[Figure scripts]
::::::
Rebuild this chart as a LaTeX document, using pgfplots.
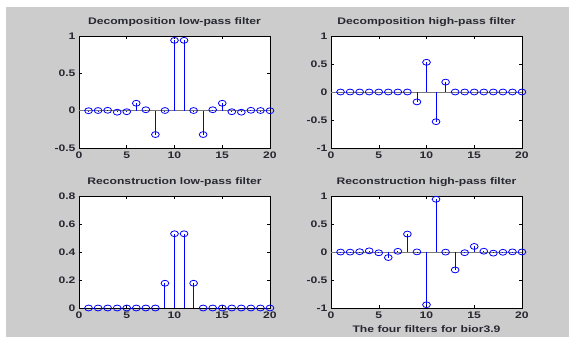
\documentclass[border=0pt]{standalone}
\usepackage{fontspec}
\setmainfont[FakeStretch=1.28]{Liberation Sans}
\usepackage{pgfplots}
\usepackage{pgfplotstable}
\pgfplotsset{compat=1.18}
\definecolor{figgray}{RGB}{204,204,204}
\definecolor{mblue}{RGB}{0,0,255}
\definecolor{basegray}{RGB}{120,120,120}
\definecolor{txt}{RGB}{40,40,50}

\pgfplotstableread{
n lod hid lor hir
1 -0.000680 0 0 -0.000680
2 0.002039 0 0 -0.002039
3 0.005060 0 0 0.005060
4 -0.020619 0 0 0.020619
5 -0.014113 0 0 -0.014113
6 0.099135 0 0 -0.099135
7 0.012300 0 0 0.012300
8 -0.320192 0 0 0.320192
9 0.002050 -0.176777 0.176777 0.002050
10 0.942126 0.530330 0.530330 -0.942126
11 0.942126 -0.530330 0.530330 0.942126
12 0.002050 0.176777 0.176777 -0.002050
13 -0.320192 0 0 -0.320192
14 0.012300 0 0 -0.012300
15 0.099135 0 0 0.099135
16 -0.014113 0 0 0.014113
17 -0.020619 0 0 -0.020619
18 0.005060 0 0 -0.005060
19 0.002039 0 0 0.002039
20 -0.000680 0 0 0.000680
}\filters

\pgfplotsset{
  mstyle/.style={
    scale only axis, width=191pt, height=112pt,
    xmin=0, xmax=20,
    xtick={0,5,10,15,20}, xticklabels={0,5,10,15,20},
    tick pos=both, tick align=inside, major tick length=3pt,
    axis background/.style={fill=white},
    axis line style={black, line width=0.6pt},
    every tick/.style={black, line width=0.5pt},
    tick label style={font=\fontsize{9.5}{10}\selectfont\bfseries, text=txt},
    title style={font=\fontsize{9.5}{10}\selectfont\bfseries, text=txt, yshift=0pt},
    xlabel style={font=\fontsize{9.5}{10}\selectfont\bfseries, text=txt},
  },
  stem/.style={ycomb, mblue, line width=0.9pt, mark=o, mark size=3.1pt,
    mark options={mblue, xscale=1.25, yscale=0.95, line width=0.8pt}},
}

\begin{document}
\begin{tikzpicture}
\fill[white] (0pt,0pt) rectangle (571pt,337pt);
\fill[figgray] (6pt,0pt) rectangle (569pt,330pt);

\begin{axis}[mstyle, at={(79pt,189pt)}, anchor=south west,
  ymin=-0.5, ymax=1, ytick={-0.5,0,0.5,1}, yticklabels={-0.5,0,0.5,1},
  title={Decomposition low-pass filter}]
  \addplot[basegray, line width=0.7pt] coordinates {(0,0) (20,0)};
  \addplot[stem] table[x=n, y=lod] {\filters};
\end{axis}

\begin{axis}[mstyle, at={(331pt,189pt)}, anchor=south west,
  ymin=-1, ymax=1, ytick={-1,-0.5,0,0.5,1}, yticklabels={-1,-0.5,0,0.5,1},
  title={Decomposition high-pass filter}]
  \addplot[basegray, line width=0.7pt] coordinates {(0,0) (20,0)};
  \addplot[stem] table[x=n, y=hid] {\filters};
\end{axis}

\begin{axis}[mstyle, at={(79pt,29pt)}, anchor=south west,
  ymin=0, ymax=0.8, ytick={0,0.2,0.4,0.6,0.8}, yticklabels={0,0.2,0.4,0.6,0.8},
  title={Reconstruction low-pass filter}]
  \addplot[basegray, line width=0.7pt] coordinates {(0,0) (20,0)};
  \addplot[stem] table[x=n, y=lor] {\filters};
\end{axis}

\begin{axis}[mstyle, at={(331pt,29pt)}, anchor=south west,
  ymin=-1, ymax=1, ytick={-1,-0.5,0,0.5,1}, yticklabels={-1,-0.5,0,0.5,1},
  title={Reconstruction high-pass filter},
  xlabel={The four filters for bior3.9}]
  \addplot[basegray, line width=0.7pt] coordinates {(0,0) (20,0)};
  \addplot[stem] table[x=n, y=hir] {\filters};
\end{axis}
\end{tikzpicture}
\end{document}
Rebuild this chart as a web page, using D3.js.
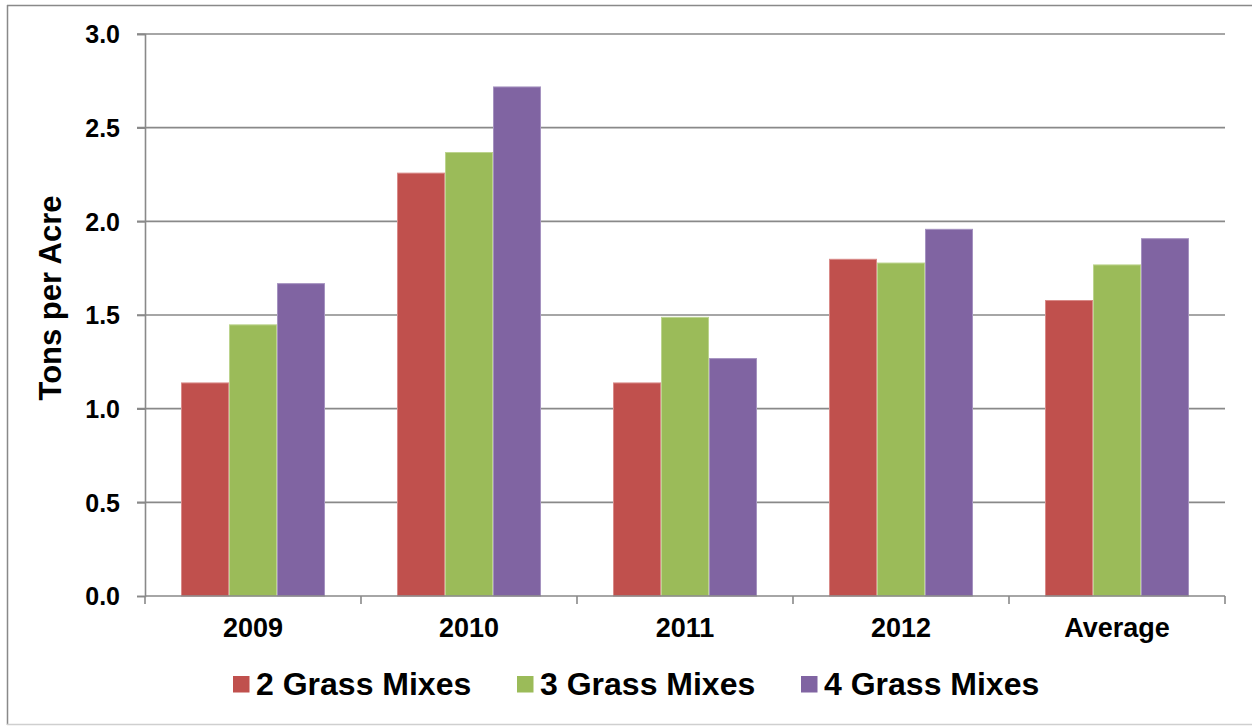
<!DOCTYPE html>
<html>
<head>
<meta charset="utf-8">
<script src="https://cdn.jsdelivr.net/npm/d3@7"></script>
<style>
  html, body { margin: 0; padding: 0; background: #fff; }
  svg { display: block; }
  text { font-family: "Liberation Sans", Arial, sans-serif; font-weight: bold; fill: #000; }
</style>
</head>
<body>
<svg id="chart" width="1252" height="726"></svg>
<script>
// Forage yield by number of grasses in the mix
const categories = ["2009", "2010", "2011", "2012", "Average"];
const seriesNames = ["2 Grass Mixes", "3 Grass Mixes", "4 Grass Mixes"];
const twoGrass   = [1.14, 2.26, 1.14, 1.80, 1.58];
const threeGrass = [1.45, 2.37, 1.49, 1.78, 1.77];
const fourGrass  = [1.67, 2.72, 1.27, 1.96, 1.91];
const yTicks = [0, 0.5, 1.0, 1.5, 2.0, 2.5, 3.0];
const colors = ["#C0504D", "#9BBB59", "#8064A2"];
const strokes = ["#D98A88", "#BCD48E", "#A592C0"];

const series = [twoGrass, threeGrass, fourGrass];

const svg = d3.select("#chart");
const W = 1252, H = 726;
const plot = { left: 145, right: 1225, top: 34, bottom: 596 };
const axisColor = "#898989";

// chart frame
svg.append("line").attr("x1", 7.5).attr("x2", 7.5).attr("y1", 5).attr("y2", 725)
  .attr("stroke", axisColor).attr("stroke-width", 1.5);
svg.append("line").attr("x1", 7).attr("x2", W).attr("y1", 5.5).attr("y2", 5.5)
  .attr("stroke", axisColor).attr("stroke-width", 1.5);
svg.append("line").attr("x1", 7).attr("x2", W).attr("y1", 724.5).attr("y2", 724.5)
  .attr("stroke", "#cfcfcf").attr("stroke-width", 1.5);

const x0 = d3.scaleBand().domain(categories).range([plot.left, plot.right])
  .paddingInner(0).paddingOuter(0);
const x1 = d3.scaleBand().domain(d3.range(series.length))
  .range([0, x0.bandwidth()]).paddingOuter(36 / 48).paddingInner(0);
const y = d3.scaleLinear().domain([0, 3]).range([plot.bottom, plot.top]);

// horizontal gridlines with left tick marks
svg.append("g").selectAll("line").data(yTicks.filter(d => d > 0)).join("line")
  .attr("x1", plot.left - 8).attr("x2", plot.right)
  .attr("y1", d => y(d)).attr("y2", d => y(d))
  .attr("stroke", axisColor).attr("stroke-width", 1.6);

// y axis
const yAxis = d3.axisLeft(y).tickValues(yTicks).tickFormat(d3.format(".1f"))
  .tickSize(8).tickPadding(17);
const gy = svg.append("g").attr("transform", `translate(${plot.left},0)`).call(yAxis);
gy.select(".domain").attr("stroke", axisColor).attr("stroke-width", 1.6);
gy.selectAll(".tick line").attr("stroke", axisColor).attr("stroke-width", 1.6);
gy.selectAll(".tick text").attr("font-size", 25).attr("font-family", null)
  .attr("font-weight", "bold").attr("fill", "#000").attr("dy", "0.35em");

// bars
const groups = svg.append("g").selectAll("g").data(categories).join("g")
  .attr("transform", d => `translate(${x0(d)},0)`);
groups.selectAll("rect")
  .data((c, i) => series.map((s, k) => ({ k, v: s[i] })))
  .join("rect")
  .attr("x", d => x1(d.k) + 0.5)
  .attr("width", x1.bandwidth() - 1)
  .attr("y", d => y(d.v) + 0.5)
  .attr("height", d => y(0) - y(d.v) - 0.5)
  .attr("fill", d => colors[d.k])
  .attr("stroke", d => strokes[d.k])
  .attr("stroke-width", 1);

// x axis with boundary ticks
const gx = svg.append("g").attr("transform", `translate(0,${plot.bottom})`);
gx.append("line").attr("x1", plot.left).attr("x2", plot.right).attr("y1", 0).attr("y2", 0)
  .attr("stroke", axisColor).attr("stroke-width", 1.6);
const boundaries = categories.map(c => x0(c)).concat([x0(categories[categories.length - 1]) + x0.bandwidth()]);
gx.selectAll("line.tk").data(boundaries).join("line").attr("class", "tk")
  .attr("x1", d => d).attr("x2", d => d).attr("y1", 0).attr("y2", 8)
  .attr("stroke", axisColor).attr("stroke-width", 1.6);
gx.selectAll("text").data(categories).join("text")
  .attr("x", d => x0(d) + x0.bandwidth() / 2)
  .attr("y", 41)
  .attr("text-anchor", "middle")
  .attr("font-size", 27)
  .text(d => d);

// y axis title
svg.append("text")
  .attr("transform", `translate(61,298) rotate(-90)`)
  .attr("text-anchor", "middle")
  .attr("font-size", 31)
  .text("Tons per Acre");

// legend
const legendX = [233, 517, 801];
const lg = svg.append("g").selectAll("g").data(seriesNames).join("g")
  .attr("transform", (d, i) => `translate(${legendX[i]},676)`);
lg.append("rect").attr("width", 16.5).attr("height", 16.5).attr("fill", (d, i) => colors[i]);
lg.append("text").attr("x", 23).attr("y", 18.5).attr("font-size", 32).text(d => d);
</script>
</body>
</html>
::::::
> [Your task]:
Track down every line holding the string "chart" and copy it.

> [The output]:
Rebuild this chart as a LaTeX document, using pgfplots.
Rebuild this chart as a web page, using D3.js.
<svg id="chart" width="1252" height="726"></svg>
const svg = d3.select("#chart");
// chart frame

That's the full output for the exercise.